Goal> Quote the entries in full, character for character, without their images.

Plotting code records
______
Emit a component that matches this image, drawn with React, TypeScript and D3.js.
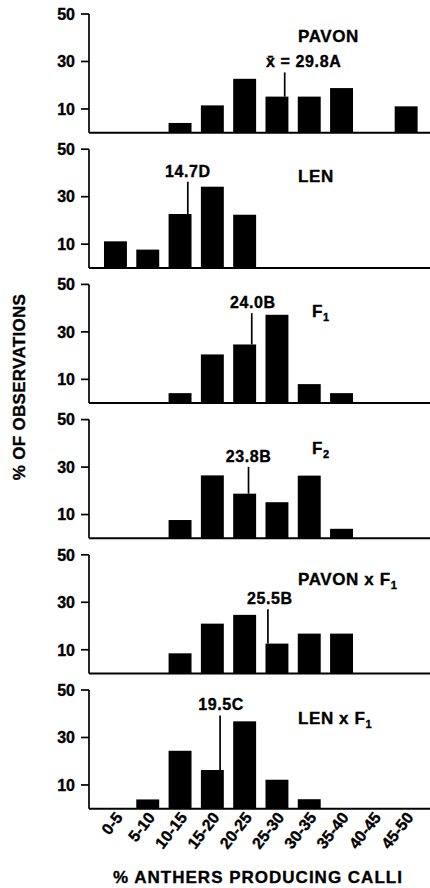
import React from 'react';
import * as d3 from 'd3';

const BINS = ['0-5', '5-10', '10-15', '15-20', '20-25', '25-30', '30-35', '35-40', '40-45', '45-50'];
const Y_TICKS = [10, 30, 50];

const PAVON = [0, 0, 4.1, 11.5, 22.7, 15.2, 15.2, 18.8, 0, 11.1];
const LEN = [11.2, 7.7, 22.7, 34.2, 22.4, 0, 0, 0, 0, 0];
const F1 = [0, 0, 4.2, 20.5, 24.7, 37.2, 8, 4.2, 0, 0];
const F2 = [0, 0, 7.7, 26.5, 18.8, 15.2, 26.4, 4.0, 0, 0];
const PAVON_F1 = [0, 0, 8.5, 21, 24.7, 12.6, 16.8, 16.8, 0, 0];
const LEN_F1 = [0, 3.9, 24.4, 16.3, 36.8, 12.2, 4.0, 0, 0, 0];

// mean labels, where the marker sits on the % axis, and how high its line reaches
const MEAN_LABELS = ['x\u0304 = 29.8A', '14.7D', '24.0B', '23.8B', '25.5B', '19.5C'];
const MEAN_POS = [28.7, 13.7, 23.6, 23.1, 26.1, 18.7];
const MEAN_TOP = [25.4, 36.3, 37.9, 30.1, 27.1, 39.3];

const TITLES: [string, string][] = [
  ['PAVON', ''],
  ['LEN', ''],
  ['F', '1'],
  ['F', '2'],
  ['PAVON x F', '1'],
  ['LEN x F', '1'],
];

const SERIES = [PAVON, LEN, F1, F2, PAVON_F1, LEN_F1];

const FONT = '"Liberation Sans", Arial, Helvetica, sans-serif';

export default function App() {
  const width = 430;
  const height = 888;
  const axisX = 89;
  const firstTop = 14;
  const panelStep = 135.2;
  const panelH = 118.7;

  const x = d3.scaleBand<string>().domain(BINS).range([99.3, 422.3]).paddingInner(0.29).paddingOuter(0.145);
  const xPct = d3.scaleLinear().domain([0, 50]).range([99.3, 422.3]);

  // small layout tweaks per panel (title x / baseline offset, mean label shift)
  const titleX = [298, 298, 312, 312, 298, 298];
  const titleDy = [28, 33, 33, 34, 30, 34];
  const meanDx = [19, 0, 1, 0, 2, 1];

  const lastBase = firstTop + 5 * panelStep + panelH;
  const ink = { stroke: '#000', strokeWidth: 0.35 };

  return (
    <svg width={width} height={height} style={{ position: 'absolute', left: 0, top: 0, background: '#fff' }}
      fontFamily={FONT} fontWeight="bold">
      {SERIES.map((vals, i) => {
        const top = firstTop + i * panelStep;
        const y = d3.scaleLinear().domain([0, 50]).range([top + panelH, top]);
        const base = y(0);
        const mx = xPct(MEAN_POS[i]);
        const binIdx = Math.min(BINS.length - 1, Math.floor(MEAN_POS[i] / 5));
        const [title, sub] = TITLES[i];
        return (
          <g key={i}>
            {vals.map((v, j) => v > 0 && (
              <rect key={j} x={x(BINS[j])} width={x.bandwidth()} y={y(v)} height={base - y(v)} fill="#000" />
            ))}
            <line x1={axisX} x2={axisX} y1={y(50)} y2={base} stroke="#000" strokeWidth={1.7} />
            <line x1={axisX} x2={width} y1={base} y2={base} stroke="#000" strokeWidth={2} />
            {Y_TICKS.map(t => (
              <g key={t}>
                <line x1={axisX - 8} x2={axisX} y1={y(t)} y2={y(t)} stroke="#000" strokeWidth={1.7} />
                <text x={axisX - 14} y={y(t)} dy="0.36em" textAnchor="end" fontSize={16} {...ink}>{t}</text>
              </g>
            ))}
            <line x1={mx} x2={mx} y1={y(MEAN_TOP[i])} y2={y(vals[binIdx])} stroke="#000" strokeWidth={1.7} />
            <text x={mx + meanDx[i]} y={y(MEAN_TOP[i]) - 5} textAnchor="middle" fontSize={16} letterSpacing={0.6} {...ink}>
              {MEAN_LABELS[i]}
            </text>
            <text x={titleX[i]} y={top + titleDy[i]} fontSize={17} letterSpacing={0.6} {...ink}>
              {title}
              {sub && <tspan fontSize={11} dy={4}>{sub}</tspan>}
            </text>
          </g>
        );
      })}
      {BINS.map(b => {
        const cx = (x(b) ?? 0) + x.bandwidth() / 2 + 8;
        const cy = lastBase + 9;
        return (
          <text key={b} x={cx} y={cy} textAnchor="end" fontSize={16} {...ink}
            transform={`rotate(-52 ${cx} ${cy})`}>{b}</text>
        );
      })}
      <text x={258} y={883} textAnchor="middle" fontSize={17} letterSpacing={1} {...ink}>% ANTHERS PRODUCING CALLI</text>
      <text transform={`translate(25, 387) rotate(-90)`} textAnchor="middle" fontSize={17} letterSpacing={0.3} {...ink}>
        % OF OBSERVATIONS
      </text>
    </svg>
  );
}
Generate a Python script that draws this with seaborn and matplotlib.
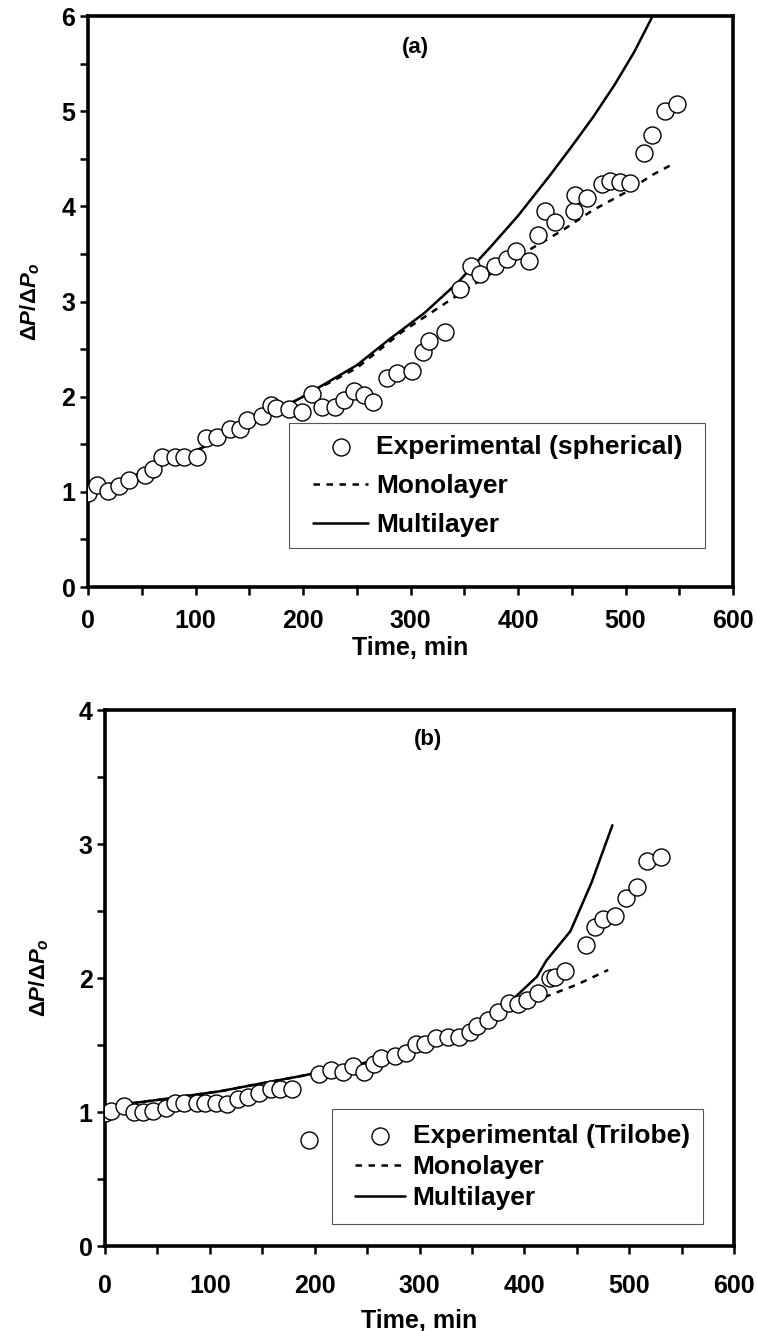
______
Task answer>
Emit a component that matches this image, drawn with React, TypeScript and D3.js.
import React from 'react';
import * as d3 from 'd3';

const BINS = ['0-5', '5-10', '10-15', '15-20', '20-25', '25-30', '30-35', '35-40', '40-45', '45-50'];
const Y_TICKS = [10, 30, 50];

const PAVON = [0, 0, 4.1, 11.5, 22.7, 15.2, 15.2, 18.8, 0, 11.1];
const LEN = [11.2, 7.7, 22.7, 34.2, 22.4, 0, 0, 0, 0, 0];
const F1 = [0, 0, 4.2, 20.5, 24.7, 37.2, 8, 4.2, 0, 0];
const F2 = [0, 0, 7.7, 26.5, 18.8, 15.2, 26.4, 4.0, 0, 0];
const PAVON_F1 = [0, 0, 8.5, 21, 24.7, 12.6, 16.8, 16.8, 0, 0];
const LEN_F1 = [0, 3.9, 24.4, 16.3, 36.8, 12.2, 4.0, 0, 0, 0];

// mean labels, where the marker sits on the % axis, and how high its line reaches
const MEAN_LABELS = ['x\u0304 = 29.8A', '14.7D', '24.0B', '23.8B', '25.5B', '19.5C'];
const MEAN_POS = [28.7, 13.7, 23.6, 23.1, 26.1, 18.7];
const MEAN_TOP = [25.4, 36.3, 37.9, 30.1, 27.1, 39.3];

const TITLES: [string, string][] = [
  ['PAVON', ''],
  ['LEN', ''],
  ['F', '1'],
  ['F', '2'],
  ['PAVON x F', '1'],
  ['LEN x F', '1'],
];

const SERIES = [PAVON, LEN, F1, F2, PAVON_F1, LEN_F1];

const FONT = '"Liberation Sans", Arial, Helvetica, sans-serif';

export default function App() {
  const width = 430;
  const height = 888;
  const axisX = 89;
  const firstTop = 14;
  const panelStep = 135.2;
  const panelH = 118.7;

  const x = d3.scaleBand<string>().domain(BINS).range([99.3, 422.3]).paddingInner(0.29).paddingOuter(0.145);
  const xPct = d3.scaleLinear().domain([0, 50]).range([99.3, 422.3]);

  // small layout tweaks per panel (title x / baseline offset, mean label shift)
  const titleX = [298, 298, 312, 312, 298, 298];
  const titleDy = [28, 33, 33, 34, 30, 34];
  const meanDx = [19, 0, 1, 0, 2, 1];

  const lastBase = firstTop + 5 * panelStep + panelH;
  const ink = { stroke: '#000', strokeWidth: 0.35 };

  return (
    <svg width={width} height={height} style={{ position: 'absolute', left: 0, top: 0, background: '#fff' }}
      fontFamily={FONT} fontWeight="bold">
      {SERIES.map((vals, i) => {
        const top = firstTop + i * panelStep;
        const y = d3.scaleLinear().domain([0, 50]).range([top + panelH, top]);
        const base = y(0);
        const mx = xPct(MEAN_POS[i]);
        const binIdx = Math.min(BINS.length - 1, Math.floor(MEAN_POS[i] / 5));
        const [title, sub] = TITLES[i];
        return (
          <g key={i}>
            {vals.map((v, j) => v > 0 && (
              <rect key={j} x={x(BINS[j])} width={x.bandwidth()} y={y(v)} height={base - y(v)} fill="#000" />
            ))}
            <line x1={axisX} x2={axisX} y1={y(50)} y2={base} stroke="#000" strokeWidth={1.7} />
            <line x1={axisX} x2={width} y1={base} y2={base} stroke="#000" strokeWidth={2} />
            {Y_TICKS.map(t => (
              <g key={t}>
                <line x1={axisX - 8} x2={axisX} y1={y(t)} y2={y(t)} stroke="#000" strokeWidth={1.7} />
                <text x={axisX - 14} y={y(t)} dy="0.36em" textAnchor="end" fontSize={16} {...ink}>{t}</text>
              </g>
            ))}
            <line x1={mx} x2={mx} y1={y(MEAN_TOP[i])} y2={y(vals[binIdx])} stroke="#000" strokeWidth={1.7} />
            <text x={mx + meanDx[i]} y={y(MEAN_TOP[i]) - 5} textAnchor="middle" fontSize={16} letterSpacing={0.6} {...ink}>
              {MEAN_LABELS[i]}
            </text>
            <text x={titleX[i]} y={top + titleDy[i]} fontSize={17} letterSpacing={0.6} {...ink}>
              {title}
              {sub && <tspan fontSize={11} dy={4}>{sub}</tspan>}
            </text>
          </g>
        );
      })}
      {BINS.map(b => {
        const cx = (x(b) ?? 0) + x.bandwidth() / 2 + 8;
        const cy = lastBase + 9;
        return (
          <text key={b} x={cx} y={cy} textAnchor="end" fontSize={16} {...ink}
            transform={`rotate(-52 ${cx} ${cy})`}>{b}</text>
        );
      })}
      <text x={258} y={883} textAnchor="middle" fontSize={17} letterSpacing={1} {...ink}>% ANTHERS PRODUCING CALLI</text>
      <text transform={`translate(25, 387) rotate(-90)`} textAnchor="middle" fontSize={17} letterSpacing={0.3} {...ink}>
        % OF OBSERVATIONS
      </text>
    </svg>
  );
}
Generate a Python script that draws this with seaborn and matplotlib.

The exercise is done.